Несметное, создававшееся веками богатство семьи Строгановых представляет собой, быть может, беспримерное явление в истории. По своему размеру оно, конечно, уступает состояниям современных миллиардеров Запада. Но едва ли где бывало так, что одна семья сохраняла по богатству первое (или одно из первых) место в стране в течение пяти столетий. Еще в XV веке Строгановы внесли татарам за великого князя Василия Темного выкуп в размере 200 000 рублей — сумма по тем временам неслыханная. Вероятно, гораздо больше они истратили, снарядив «своею казною» поход Ермака, доставивший русскому государству Сибирь. В Смутное время Строгановы дали взаймы казне 840 тысяч рублей, из которых половины назад не получили и не требовали. Великая Северная война велась Петром в значительной мере на их средства. О графе Александре Сергеевиче императрица Екатерина II шутя говорила, что у него в жизни трагедия: очень хотел бы прожить свой доход, да никак не может. Богатство Строгановых сохранилось до самой революции, но в XIX веке Юсуповы, Шереметевы, Браницкие, а также московские и киевские промышленные короли уже могли оспаривать у них первое место.

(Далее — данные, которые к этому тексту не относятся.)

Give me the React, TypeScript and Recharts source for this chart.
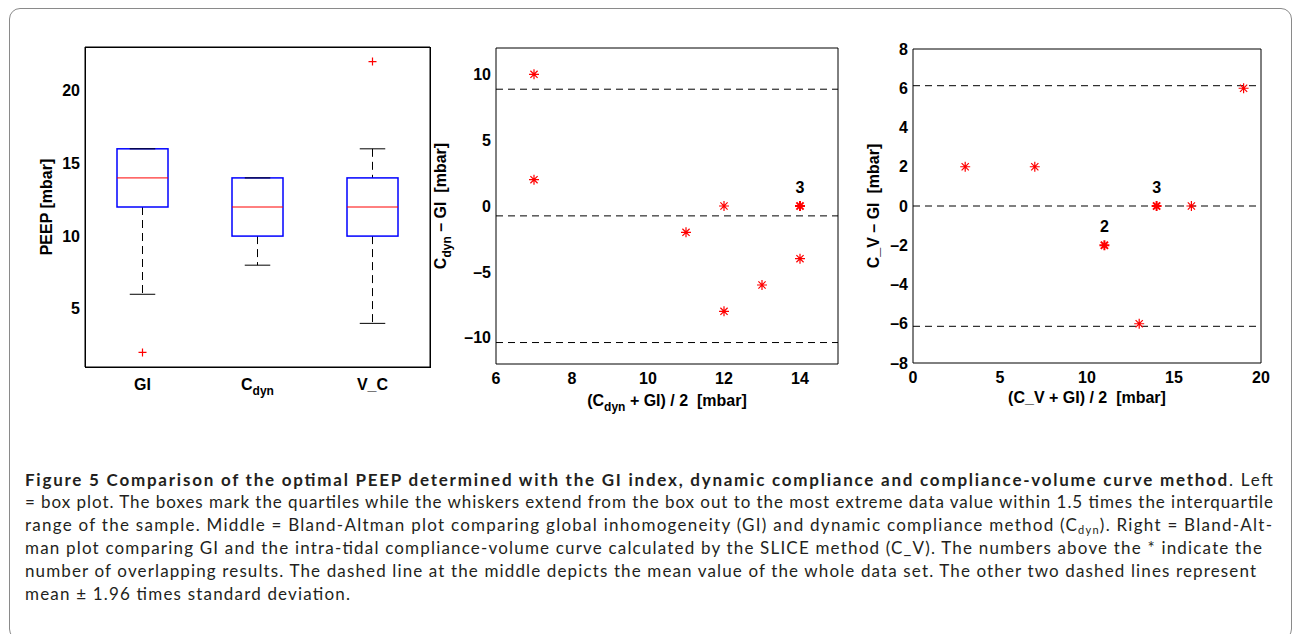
import React from "react";
import {
  ComposedChart,
  ScatterChart,
  Bar,
  Scatter,
  XAxis,
  YAxis,
  ReferenceLine,
} from "recharts";

// box plot (left)
const methods = ["GI", "C_dyn", "V_C"];
const methodPos = [1, 2, 3];
const whiskerLow = [6, 8, 4];
const quartile1 = [12, 10, 10];
const medians = [14, 12, 12];
const quartile3 = [16, 14, 14];
const whiskerHigh = [16, 14, 16];
const outliers = [2, null, 22];
const peepTicks = [5, 10, 15, 20];
const boxXDomain = [0.5, 3.5];
const boxYDomain = [1, 23];

// Bland-Altman C_dyn vs GI (middle)
const dynMean = [7, 7, 11, 12, 12, 13, 14, 14];
const dynDiff = [10, 2, -2, 0, -8, -6, 0, -4];
const dynCount = [1, 1, 1, 1, 1, 1, 3, 1];
const dynLimits = [8.87, -0.75, -10.37];
const dynXTicks = [6, 8, 10, 12, 14];
const dynYTicks = [-10, -5, 0, 5, 10];

// Bland-Altman C_V vs GI (right)
const cvMean = [3, 7, 11, 13, 14, 16, 19];
const cvDiff = [2, 2, -2, -6, 0, 0, 6];
const cvCount = [1, 1, 2, 1, 3, 1, 1];
const cvLimits = [6.13, 0, -6.13];
const cvXTicks = [0, 5, 10, 15, 20];
const cvYTicks = [-8, -6, -4, -2, 0, 2, 4, 6, 8];

const boxData = methods.map((name, i) => ({
  name,
  pos: methodPos[i],
  range: [whiskerLow[i], whiskerHigh[i]],
  lo: whiskerLow[i],
  q1: quartile1[i],
  med: medians[i],
  q3: quartile3[i],
  hi: whiskerHigh[i],
}));
const outlierPoints = methodPos
  .map((pos, i) => ({ pos, value: outliers[i] }))
  .filter((d) => d.value != null);

const dynPoints = dynMean.map((x, i) => ({ x, y: dynDiff[i], n: dynCount[i] }));
const cvPoints = cvMean.map((x, i) => ({ x, y: cvDiff[i], n: cvCount[i] }));

const FONT = "'Liberation Sans', Arial, Helvetica, sans-serif";
const tickStyle = { fontSize: 16, fontWeight: 700, fill: "#000", fontFamily: FONT };
const minus = (v: number) => (v < 0 ? `\u2013${-v}` : `${v}`);
const frame = { stroke: "#000", strokeWidth: 1 };
const boxMargin = { top: 47, right: 10, bottom: 23, left: 35 };

// whole box-and-whisker glyph, positioned from the bar's whisker range
const BoxShape = (p: any) => {
  const { x, width, payload } = p;
  const top = Math.min(p.y, p.y + p.height);
  const bottom = Math.max(p.y, p.y + p.height);
  const { lo, hi, q1, med, q3 } = payload;
  const py = (v: number) => top + ((bottom - top) * (hi - v)) / (hi - lo);
  const cx = x + width / 2;
  const cap = width / 4;
  return (
    <g>
      <line x1={cx} x2={cx} y1={py(q1)} y2={py(lo)} stroke="#000" strokeDasharray="8 5" />
      {q3 < hi && (
        <line x1={cx} x2={cx} y1={py(hi)} y2={py(q3)} stroke="#000" strokeDasharray="8 5" />
      )}
      <rect x={x} y={py(q3)} width={width} height={py(q1) - py(q3)} fill="none"
        stroke="#0000ff" strokeWidth={1.5} />
      <line x1={x} x2={x + width} y1={py(med)} y2={py(med)} stroke="#ff0000" />
      <line x1={cx - cap} x2={cx + cap} y1={py(lo)} y2={py(lo)} stroke="#000" />
      <line x1={cx - cap} x2={cx + cap} y1={py(hi)} y2={py(hi)} stroke="#000" />
    </g>
  );
};

const PlusMark = (p: any) => {
  const { cx, cy } = p;
  return (
    <path d={`M${cx - 4},${cy}H${cx + 4}M${cx},${cy - 4}V${cy + 4}`} stroke="#ff0000" strokeWidth={1.2} />
  );
};

const MethodTick = ({ x, y, payload }: any) => {
  const label = methods[methodPos.indexOf(payload.value)];
  return (
    <text x={x} y={y + 21} textAnchor="middle" {...tickStyle}>
      {label === "C_dyn" ? (
        <>
          <tspan>C</tspan>
          <tspan fontSize={12} dy={5}>dyn</tspan>
        </>
      ) : (
        label
      )}
    </text>
  );
};

const Asterisk = (p: any) => {
  const { cx, cy, payload } = p;
  const r = 5;
  const d = r * 0.72;
  const heavy = payload.n > 1;
  return (
    <g>
      <path
        d={`M${cx - r},${cy}H${cx + r}M${cx},${cy - r}V${cy + r}M${cx - d},${cy - d}L${cx + d},${cy + d}M${cx - d},${cy + d}L${cx + d},${cy - d}`}
        stroke="#ff0000"
        strokeWidth={heavy ? 2 : 1.2}
      />
      {heavy && (
        <text x={cx} y={cy - 13} textAnchor="middle" {...tickStyle}>
          {payload.n}
        </text>
      )}
    </g>
  );
};

const Title = ({ x, y, rotate, children }: any) => (
  <div
    style={{
      position: "absolute",
      left: x,
      top: y,
      transform: `translate(-50%, -50%)${rotate ? " rotate(-90deg)" : ""}`,
      whiteSpace: "pre",
      fontFamily: FONT,
      fontWeight: 700,
      fontSize: 16,
      color: "#000",
      lineHeight: "20px",
    }}
  >
    {children}
  </div>
);

const Sub = ({ children }: any) => (
  <span style={{ fontSize: 12, position: "relative", top: 5 }}>{children}</span>
);

// MATLAB-style box: inward ticks on all four sides
const frameAxes = (xDomain: number[], xTicks: number[], yDomain: number[], yTicks: number[]) => [
  <XAxis key="t" xAxisId="top" orientation="top" mirror type="number" domain={xDomain} ticks={xTicks}
    tick={false} tickSize={4} axisLine={frame} tickLine={frame} allowDataOverflow />,
  <XAxis key="bt" xAxisId="bt" orientation="bottom" mirror type="number" domain={xDomain} ticks={xTicks}
    tick={false} tickSize={4} axisLine={false} tickLine={frame} allowDataOverflow />,
  <YAxis key="lt" yAxisId="lt" orientation="left" mirror type="number" domain={yDomain} ticks={yTicks}
    tick={false} tickSize={4} axisLine={false} tickLine={frame} allowDataOverflow />,
  <YAxis key="rt" yAxisId="rt" orientation="right" mirror type="number" domain={yDomain} ticks={yTicks}
    tick={false} tickSize={4} axisLine={frame} tickLine={frame} allowDataOverflow />,
];

const BlandAltman = ({ points, limits, xDomain, xTicks, yDomain, yTicks, width, margin }: any) => (
  <ScatterChart width={width} height={420} margin={margin}>
    <XAxis dataKey="x" type="number" domain={xDomain} ticks={xTicks} tick={tickStyle}
      tickLine={false} tickSize={0} tickMargin={9} axisLine={frame} allowDataOverflow height={30} />
    <YAxis dataKey="y" type="number" domain={yDomain} ticks={yTicks} tick={tickStyle}
      tickFormatter={minus} tickLine={false} tickSize={0} tickMargin={5} axisLine={frame}
      allowDataOverflow width={45} />
    {frameAxes(xDomain, xTicks, yDomain, yTicks)}
    {limits.map((v: number) => (
      <ReferenceLine key={v} y={v} stroke="#000" strokeDasharray="7 5" />
    ))}
    <Scatter data={points} shape={Asterisk} isAnimationActive={false} />
  </ScatterChart>
);

const captionEnds = [1273, 1273, 1272, 1262, 1256, 350];
const CAP_X = 25;

export default function App() {
  const capFont = "Lato, 'Open Sans', sans-serif";
  const len = (i: number) => captionEnds[i] - CAP_X;
  return (
    <div
      style={{
        position: "absolute",
        left: 0,
        top: 0,
        width: 1292,
        height: 634,
        overflow: "hidden",
        background: "#fff",
      }}
    >
      <div
        style={{
          position: "absolute",
          left: 9,
          top: 8,
          width: 1281,
          height: 630,
          border: "1px solid #8a8a8a",
          borderRadius: 11,
        }}
      />

      {/* left: box plot - boxes layer */}
      <div style={{ position: "absolute", left: 0, top: 0 }}>
        <ComposedChart width={440} height={420} data={boxData} margin={boxMargin}>
          <XAxis dataKey="pos" type="number" domain={boxXDomain} ticks={methodPos} tick={false}
            tickLine={false} axisLine={false} allowDataOverflow height={30} />
          <YAxis type="number" domain={boxYDomain} ticks={peepTicks} tick={false}
            tickLine={false} axisLine={false} allowDataOverflow width={50} />
          <Bar dataKey="range" barSize={51} shape={BoxShape} isAnimationActive={false} />
        </ComposedChart>
      </div>
      {/* left: box plot - axes and outliers layer */}
      <div style={{ position: "absolute", left: 0, top: 0 }}>
        <ScatterChart width={440} height={420} margin={boxMargin}>
          <XAxis dataKey="pos" type="number" domain={boxXDomain} ticks={methodPos} tick={<MethodTick />}
            tickLine={false} tickSize={0} axisLine={frame} allowDataOverflow height={30} />
          <YAxis dataKey="value" type="number" domain={boxYDomain} ticks={peepTicks} tick={tickStyle}
            tickLine={false} tickSize={0} tickMargin={5} axisLine={frame} allowDataOverflow width={50} />
          {frameAxes(boxXDomain, methodPos, boxYDomain, peepTicks)}
          <Scatter data={outlierPoints} shape={PlusMark} isAnimationActive={false} />
        </ScatterChart>
      </div>
      <Title x={47} y={207} rotate>PEEP [mbar]</Title>

      {/* middle: C_dyn vs GI */}
      <div style={{ position: "absolute", left: 420, top: 0 }}>
        <BlandAltman points={dynPoints} limits={dynLimits} xDomain={[6, 15]} xTicks={dynXTicks}
          yDomain={[-12, 12]} yTicks={dynYTicks} width={430}
          margin={{ top: 48, right: 12, bottom: 26, left: 31 }} />
      </div>
      <Title x={441} y={206} rotate>
        C<Sub>dyn</Sub> {"\u2013"} GI  [mbar]
      </Title>
      <Title x={667} y={401}>
        (C<Sub>dyn</Sub> + GI) / 2  [mbar]
      </Title>

      {/* right: C_V vs GI */}
      <div style={{ position: "absolute", left: 850, top: 0 }}>
        <BlandAltman points={cvPoints} limits={cvLimits} xDomain={[0, 20]} xTicks={cvXTicks}
          yDomain={[-8, 8]} yTicks={cvYTicks} width={442}
          margin={{ top: 49, right: 31, bottom: 27, left: 18 }} />
      </div>
      <Title x={874} y={206} rotate>C_V {"\u2013"} GI  [mbar]</Title>
      <Title x={1087} y={398}>(C_V + GI) / 2  [mbar]</Title>

      {/* caption */}
      <svg width={1292} height={634} style={{ position: "absolute", left: 0, top: 0 }}>
        <g fontFamily={capFont} fontSize={17} fill="#231f20">
          <text x={CAP_X} y={485.5} textLength={len(0)} lengthAdjust="spacing">
            <tspan fontWeight={700}>
              Figure 5 Comparison of the optimal PEEP determined with the GI index, dynamic compliance and compliance-volume curve method
            </tspan>
            <tspan>. Left</tspan>
          </text>
          <text x={CAP_X} y={508.4} textLength={len(1)} lengthAdjust="spacing">
            = box plot. The boxes mark the quartiles while the whiskers extend from the box out to the most extreme data value within 1.5 times the interquartile
          </text>
          <text x={CAP_X} y={531.3} textLength={len(2)} lengthAdjust="spacing">
            <tspan>range of the sample. Middle = Bland-Altman plot comparing global inhomogeneity (GI) and dynamic compliance method (C</tspan>
            <tspan fontSize={11} dy={3}>dyn</tspan>
            <tspan dy={-3}>). Right = Bland-Alt-</tspan>
          </text>
          <text x={CAP_X} y={554.2} textLength={len(3)} lengthAdjust="spacing">
            man plot comparing GI and the intra-tidal compliance-volume curve calculated by the SLICE method (C_V). The numbers above the * indicate the
          </text>
          <text x={CAP_X} y={577.1} textLength={len(4)} lengthAdjust="spacing">
            number of overlapping results. The dashed line at the middle depicts the mean value of the whole data set. The other two dashed lines represent
          </text>
          <text x={CAP_X} y={600} textLength={len(5)} lengthAdjust="spacing">
            mean ± 1.96 times standard deviation.
          </text>
        </g>
      </svg>

      {/* plot-area border of the box plot, kept on top */}
      <div
        style={{
          position: "absolute",
          left: 85,
          top: 47,
          width: 346,
          height: 321,
          boxSizing: "border-box",
          border: "1px solid #000",
          zIndex: 5,
        }}
      />
    </div>
  );
}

Происхождение этой семьи, сыгравшей большую и почетную роль в русской истории, в точности неизвестно. Прежде предполагалось, что Строгановы происходят от татарского мурзы, который принял крещение, а затем попался в плен своим единоплеменникам — они с него за измену вере будто бы сострогали кожу. Эту легенду опровергал еще Карамзин. Достоверно лишь то, что первые Строгановы были торговцы: «купецкаго чина люди». Положение их в допетровской России было своеобразное. Ни один из русских царей им не «сказал боярства», однако породнились они не только с боярами, но и с князьями древних родов. Один из Строгановых был женат на княжне Волконской. Это трудно понять при очень строгом служебно-родовом местничестве той эпохи, когда потомки великих князей считались много выше потомков удельных князей, а потомки удельных не желали считать себе равными рядовых бояр.